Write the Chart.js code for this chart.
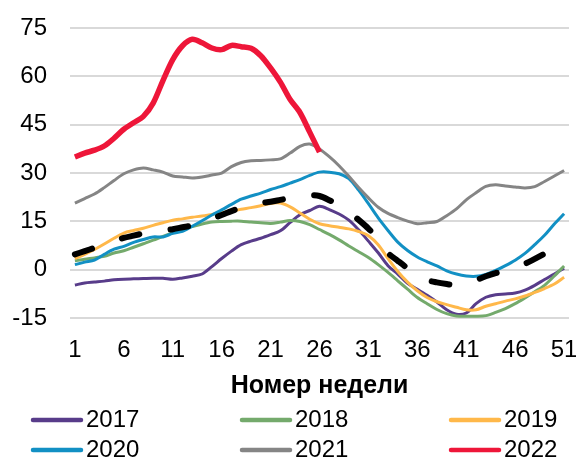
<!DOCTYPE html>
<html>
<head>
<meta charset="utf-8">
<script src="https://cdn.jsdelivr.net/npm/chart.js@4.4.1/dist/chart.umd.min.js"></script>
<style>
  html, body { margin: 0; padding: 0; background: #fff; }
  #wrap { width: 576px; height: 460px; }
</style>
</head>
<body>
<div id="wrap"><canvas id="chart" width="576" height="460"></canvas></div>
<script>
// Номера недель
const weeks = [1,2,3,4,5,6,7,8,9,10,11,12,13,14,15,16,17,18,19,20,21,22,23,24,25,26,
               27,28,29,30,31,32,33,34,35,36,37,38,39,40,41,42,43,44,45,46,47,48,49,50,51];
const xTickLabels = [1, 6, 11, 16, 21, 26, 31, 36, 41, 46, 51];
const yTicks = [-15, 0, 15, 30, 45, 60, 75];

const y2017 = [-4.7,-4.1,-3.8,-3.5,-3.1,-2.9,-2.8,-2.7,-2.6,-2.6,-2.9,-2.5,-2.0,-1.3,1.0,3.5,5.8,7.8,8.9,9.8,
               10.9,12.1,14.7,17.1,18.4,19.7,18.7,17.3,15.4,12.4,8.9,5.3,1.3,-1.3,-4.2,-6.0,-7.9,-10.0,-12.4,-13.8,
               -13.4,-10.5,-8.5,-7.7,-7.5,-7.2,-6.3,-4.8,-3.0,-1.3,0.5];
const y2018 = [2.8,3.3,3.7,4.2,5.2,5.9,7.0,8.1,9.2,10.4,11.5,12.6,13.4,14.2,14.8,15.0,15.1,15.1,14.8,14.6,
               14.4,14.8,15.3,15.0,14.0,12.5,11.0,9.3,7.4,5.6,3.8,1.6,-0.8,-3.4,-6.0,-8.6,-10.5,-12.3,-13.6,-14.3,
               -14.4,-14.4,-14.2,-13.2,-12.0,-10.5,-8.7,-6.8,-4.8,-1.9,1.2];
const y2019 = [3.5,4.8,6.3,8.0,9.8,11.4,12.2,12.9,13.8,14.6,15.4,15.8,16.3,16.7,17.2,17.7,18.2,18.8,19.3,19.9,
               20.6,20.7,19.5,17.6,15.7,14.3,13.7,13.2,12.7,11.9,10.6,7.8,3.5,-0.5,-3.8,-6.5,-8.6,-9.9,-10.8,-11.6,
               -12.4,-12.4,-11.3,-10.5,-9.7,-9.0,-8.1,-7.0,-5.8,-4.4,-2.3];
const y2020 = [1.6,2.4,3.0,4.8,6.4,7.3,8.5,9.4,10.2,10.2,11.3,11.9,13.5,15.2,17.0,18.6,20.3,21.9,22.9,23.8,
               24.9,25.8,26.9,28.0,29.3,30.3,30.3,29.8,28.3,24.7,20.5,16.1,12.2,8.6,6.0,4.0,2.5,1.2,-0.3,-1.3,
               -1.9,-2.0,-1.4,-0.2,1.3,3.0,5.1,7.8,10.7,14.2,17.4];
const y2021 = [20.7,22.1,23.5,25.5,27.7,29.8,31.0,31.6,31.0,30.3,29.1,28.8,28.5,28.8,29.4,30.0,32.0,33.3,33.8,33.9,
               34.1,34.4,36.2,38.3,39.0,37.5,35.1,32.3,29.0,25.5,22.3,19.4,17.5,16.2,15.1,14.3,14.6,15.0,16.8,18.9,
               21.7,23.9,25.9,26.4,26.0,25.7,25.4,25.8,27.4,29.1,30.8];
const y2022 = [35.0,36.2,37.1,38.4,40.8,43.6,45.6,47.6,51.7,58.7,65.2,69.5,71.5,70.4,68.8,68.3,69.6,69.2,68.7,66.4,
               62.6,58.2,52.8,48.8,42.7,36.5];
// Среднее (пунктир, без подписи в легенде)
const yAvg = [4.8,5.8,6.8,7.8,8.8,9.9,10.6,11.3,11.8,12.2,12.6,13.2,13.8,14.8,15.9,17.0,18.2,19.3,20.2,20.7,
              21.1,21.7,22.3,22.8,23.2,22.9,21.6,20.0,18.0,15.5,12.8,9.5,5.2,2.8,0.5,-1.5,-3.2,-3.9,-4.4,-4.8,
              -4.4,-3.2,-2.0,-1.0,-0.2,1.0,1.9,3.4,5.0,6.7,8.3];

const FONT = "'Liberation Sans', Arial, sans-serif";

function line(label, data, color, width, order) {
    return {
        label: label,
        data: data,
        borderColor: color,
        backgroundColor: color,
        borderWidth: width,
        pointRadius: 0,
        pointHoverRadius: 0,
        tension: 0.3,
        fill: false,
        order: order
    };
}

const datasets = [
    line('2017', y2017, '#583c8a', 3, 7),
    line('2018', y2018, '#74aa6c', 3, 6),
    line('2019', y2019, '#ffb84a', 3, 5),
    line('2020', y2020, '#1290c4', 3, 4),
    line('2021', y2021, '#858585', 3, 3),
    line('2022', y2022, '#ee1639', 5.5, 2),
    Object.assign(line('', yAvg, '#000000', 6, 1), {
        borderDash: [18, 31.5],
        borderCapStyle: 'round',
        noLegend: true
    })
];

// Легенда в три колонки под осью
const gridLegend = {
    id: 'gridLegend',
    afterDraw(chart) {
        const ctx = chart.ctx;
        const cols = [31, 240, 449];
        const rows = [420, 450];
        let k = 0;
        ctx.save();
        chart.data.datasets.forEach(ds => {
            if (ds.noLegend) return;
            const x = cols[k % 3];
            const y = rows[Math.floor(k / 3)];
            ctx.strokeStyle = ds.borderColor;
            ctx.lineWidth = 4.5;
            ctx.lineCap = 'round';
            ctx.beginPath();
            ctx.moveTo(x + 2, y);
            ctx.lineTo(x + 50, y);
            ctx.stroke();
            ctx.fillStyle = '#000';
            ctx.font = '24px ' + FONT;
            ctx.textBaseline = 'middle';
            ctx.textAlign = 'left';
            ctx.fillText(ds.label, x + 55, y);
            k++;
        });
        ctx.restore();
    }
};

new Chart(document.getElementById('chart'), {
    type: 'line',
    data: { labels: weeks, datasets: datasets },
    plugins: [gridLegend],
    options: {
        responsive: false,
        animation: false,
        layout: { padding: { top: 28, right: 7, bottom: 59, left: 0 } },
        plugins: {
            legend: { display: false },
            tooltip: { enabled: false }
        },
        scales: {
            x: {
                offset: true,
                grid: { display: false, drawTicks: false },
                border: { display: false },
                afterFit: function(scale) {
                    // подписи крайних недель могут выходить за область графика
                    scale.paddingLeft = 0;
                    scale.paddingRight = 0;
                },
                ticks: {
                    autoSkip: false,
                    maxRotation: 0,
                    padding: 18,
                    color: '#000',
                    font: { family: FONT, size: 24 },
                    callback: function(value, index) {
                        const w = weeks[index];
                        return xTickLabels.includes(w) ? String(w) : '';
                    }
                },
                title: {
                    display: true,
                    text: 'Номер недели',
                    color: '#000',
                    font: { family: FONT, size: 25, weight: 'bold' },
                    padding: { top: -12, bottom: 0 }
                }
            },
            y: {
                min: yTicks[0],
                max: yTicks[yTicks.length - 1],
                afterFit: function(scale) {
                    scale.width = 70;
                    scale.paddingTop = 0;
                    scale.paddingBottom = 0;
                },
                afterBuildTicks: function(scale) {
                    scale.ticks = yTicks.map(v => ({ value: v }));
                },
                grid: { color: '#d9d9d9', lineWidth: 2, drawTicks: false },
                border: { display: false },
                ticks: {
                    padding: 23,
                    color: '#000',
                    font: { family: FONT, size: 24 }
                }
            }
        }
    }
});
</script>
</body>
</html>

◆ **TASK STATEMENT**: Without any pictures, reproduce the lines from the first one in the material through the line that has "const yTicks = [-15, 0, 15, 30, 45, 60, 75];", exactly as they appear.

◆ **EXERCISE SOLUTION**:
Write the Chart.js code for this chart.
<!DOCTYPE html>
<html>
<head>
<meta charset="utf-8">
<script src="https://cdn.jsdelivr.net/npm/chart.js@4.4.1/dist/chart.umd.min.js"></script>
<style>
  html, body { margin: 0; padding: 0; background: #fff; }
  #wrap { width: 576px; height: 460px; }
</style>
</head>
<body>
<div id="wrap"><canvas id="chart" width="576" height="460"></canvas></div>
<script>
// Номера недель
const weeks = [1,2,3,4,5,6,7,8,9,10,11,12,13,14,15,16,17,18,19,20,21,22,23,24,25,26,
               27,28,29,30,31,32,33,34,35,36,37,38,39,40,41,42,43,44,45,46,47,48,49,50,51];
const xTickLabels = [1, 6, 11, 16, 21, 26, 31, 36, 41, 46, 51];
const yTicks = [-15, 0, 15, 30, 45, 60, 75];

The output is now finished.